The following quote is taken from the book Creative Puzzles Of The World . . . . .
by authors Pieter van Delft and Jack Botermans:

"According to one old story, the game of peg solitaire often called simply solitaire, was invented in the 18th century by a French nobleman imprisoned in the Bastille, the grim fortress-prison in Paris.   He was modifying an already existing game called Fox and Geese.   His new invention, like the earlier game, used a board in which an array of holes -- called cells -- were bored as resting places for pegs or marbles.
There are many games and puzzles that can be devised for the solitaire board, but the method of making moves is common to all of them.

A peg (assuming that this is the marker used) can be moved only by jumping it over a neighboring peg to a vacant space directly on the other side.   Following such a move, the peg over which the jump was made is removed from the board.   Jumps can be made only along the lattice lines (as shown in the diagram); a peg cannot jump diagonally."

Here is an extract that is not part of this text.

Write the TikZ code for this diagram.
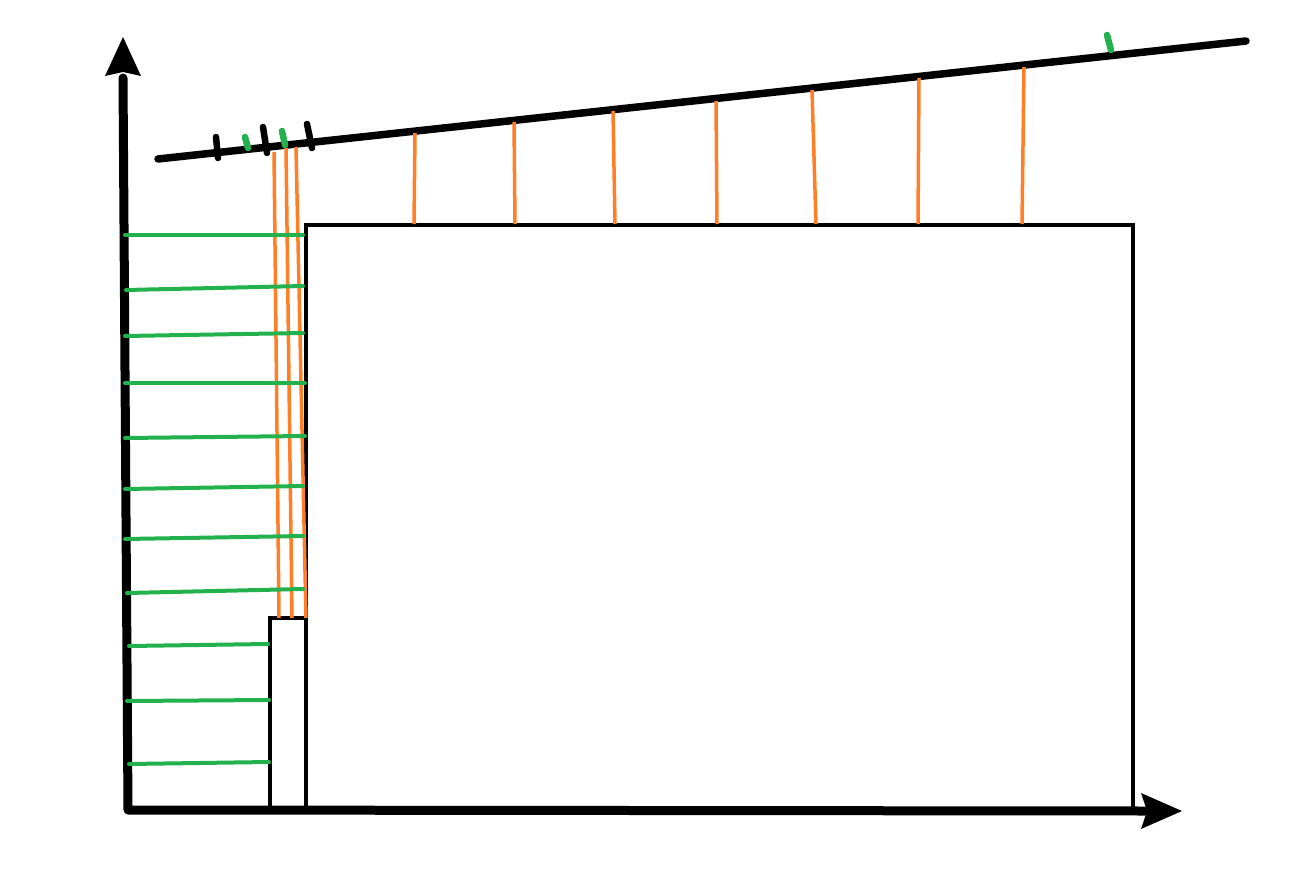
\documentclass[tikz,border=0pt]{standalone}
\begin{document}
\begin{tikzpicture}[x=1pt,y=-1pt,
  axis/.style={line width=9pt,line cap=round,line join=round},
  head/.style={fill=black,draw=none},
  roof/.style={line width=7.5pt,line cap=round},
  btick/.style={line width=6.5pt,line cap=round},
  gtick/.style={line width=6.5pt,line cap=round,draw=pgreen},
  box/.style={line width=3.5pt,line join=miter},
  ol/.style={line width=3.5pt,draw=porange},
  gl/.style={line width=4pt,draw=pgreen,line cap=round}]
\definecolor{pgreen}{RGB}{34,177,76}
\definecolor{porange}{RGB}{255,127,39}
\useasboundingbox (0,0) rectangle (1296,880);
% axes
\draw[axis] (123,78) -- (128,810) -- (1145,811);
\fill[head] (123,37) -- (141,76) -- (123,72) -- (105,76) -- cycle;
\fill[head] (1182,811) -- (1141,829) -- (1147,811) -- (1141,793) -- cycle;
% roof line
\draw[roof] (158,159) -- (1246,41);
% boxes
\draw[box] (306,808) -- (306,225) -- (1133,225) -- (1133,808);
\draw[box] (270,808) -- (270,618) -- (306,618);
% orange lines
\draw[ol] (415,133) -- (414,224);
\draw[ol] (514,122) -- (515,224);
\draw[ol] (613,111) -- (615,224);
\draw[ol] (716,101) -- (717,224);
\draw[ol] (812,90) -- (816,224);
\draw[ol] (919,78) -- (918,224);
\draw[ol] (1024,67) -- (1022,224);
\draw[ol] (274,152) -- (279,618);
\draw[ol] (286,148) -- (292,618);
\draw[ol] (296,147) -- (306,618);
% ticks
\draw[btick] (216,137) -- (218,158);
\draw[btick] (263,127) -- (267,153);
\draw[btick] (307,124) -- (312,148);
\draw[gtick] (245,137) -- (248,148);
\draw[gtick] (282,131) -- (285,145);
\draw[gtick] (1107,35) -- (1111,50);
% green horizontals
\draw[gl] (125,235) -- (303,235);
\draw[gl] (126,290) -- (303,286);
\draw[gl] (125,336) -- (303,333);
\draw[gl] (125,383) -- (305,383);
\draw[gl] (125,438) -- (305,436);
\draw[gl] (125,489) -- (303,486);
\draw[gl] (125,539) -- (303,536);
\draw[gl] (127,593) -- (303,589);
\draw[gl] (129,646) -- (268,644);
\draw[gl] (127,701) -- (269,700);
\draw[gl] (129,764) -- (269,762);
\end{tikzpicture}
\end{document}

There are two kinds of boards used for peg solitaire.
One has 37 cells (top left diagram).
Another eliminates the corner cells, forming a cross-shaped pattern of cells (top right diagram).

"In the most widely known solitaire puzzle the 33-cell board is used.   All cells are filled except the one in the center.  The player is required to finish the game with a single peg in the central cell.

The number of jumps made in a game of solitaire equals the number of pegs removed.   However, a series of consecutive jumps made at one time with a single piece can be regarded as a single move; hence a player can aim not merely at solving a given puzzle, but also at finding the solution that requires the smallest number of moves.

The basic solitaire puzzle on a 33-cell board -- to begin with a single vacancy in the center and to finish with a single peg in the center -- requires 32 jumps, which can be grouped into 18 moves."